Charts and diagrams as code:
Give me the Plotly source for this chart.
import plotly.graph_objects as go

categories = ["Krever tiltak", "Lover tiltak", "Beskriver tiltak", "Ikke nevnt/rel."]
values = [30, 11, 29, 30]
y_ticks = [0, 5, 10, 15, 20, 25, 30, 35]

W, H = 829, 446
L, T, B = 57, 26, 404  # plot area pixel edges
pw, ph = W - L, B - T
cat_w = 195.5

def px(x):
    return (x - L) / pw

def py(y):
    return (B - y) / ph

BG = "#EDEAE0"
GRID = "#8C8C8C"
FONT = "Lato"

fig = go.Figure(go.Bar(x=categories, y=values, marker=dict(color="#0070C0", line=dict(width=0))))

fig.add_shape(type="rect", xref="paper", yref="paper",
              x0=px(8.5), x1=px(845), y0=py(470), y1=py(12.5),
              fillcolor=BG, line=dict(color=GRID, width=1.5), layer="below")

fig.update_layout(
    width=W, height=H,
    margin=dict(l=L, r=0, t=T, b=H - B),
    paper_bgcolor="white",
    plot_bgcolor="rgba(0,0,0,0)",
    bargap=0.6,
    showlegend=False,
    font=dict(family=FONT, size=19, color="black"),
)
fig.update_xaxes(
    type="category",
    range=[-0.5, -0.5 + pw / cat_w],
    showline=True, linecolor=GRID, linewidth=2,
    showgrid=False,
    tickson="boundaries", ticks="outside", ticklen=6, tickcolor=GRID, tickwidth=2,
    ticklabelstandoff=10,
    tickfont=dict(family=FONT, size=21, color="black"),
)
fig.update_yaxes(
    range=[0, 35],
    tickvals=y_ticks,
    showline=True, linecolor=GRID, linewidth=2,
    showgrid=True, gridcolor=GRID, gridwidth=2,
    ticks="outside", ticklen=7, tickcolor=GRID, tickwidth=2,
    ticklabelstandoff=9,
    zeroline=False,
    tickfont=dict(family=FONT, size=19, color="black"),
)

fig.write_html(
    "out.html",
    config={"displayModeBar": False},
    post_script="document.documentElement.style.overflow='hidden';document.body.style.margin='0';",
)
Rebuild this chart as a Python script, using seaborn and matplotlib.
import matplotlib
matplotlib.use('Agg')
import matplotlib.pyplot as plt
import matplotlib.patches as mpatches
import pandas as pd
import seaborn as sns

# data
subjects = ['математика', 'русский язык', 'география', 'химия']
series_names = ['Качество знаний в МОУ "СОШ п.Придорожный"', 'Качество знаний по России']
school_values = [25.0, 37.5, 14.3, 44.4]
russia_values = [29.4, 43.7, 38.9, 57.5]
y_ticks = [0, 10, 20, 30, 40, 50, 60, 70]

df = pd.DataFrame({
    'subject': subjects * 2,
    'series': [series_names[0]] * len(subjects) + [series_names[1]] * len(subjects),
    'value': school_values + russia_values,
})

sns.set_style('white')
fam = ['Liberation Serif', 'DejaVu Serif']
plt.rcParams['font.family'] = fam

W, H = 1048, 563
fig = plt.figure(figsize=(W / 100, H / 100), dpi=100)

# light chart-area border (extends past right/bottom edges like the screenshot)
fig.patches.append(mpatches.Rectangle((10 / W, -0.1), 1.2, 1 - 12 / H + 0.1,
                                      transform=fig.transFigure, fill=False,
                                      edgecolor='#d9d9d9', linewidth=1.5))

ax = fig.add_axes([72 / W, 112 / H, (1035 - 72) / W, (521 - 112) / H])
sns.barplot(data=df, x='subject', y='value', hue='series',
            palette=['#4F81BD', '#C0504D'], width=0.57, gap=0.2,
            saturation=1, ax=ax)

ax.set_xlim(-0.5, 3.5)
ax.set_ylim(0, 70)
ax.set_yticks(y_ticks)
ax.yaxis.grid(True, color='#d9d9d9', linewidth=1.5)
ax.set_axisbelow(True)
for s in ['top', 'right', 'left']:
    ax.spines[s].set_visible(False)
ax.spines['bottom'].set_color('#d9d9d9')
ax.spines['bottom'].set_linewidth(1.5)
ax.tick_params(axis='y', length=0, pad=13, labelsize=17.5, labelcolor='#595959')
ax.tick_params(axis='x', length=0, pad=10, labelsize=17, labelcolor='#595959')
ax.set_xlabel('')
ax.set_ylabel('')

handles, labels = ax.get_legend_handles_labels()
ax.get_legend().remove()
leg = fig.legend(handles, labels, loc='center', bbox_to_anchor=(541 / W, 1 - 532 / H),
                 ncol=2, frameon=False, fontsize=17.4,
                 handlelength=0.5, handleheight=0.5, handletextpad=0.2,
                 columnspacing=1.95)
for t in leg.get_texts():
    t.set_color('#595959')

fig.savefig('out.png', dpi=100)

_JOB_. Which lines include the word "this"? List them all.

_EXERCISE RESULT_.
Give me the Plotly source for this chart.
Rebuild this chart as a Python script, using seaborn and matplotlib.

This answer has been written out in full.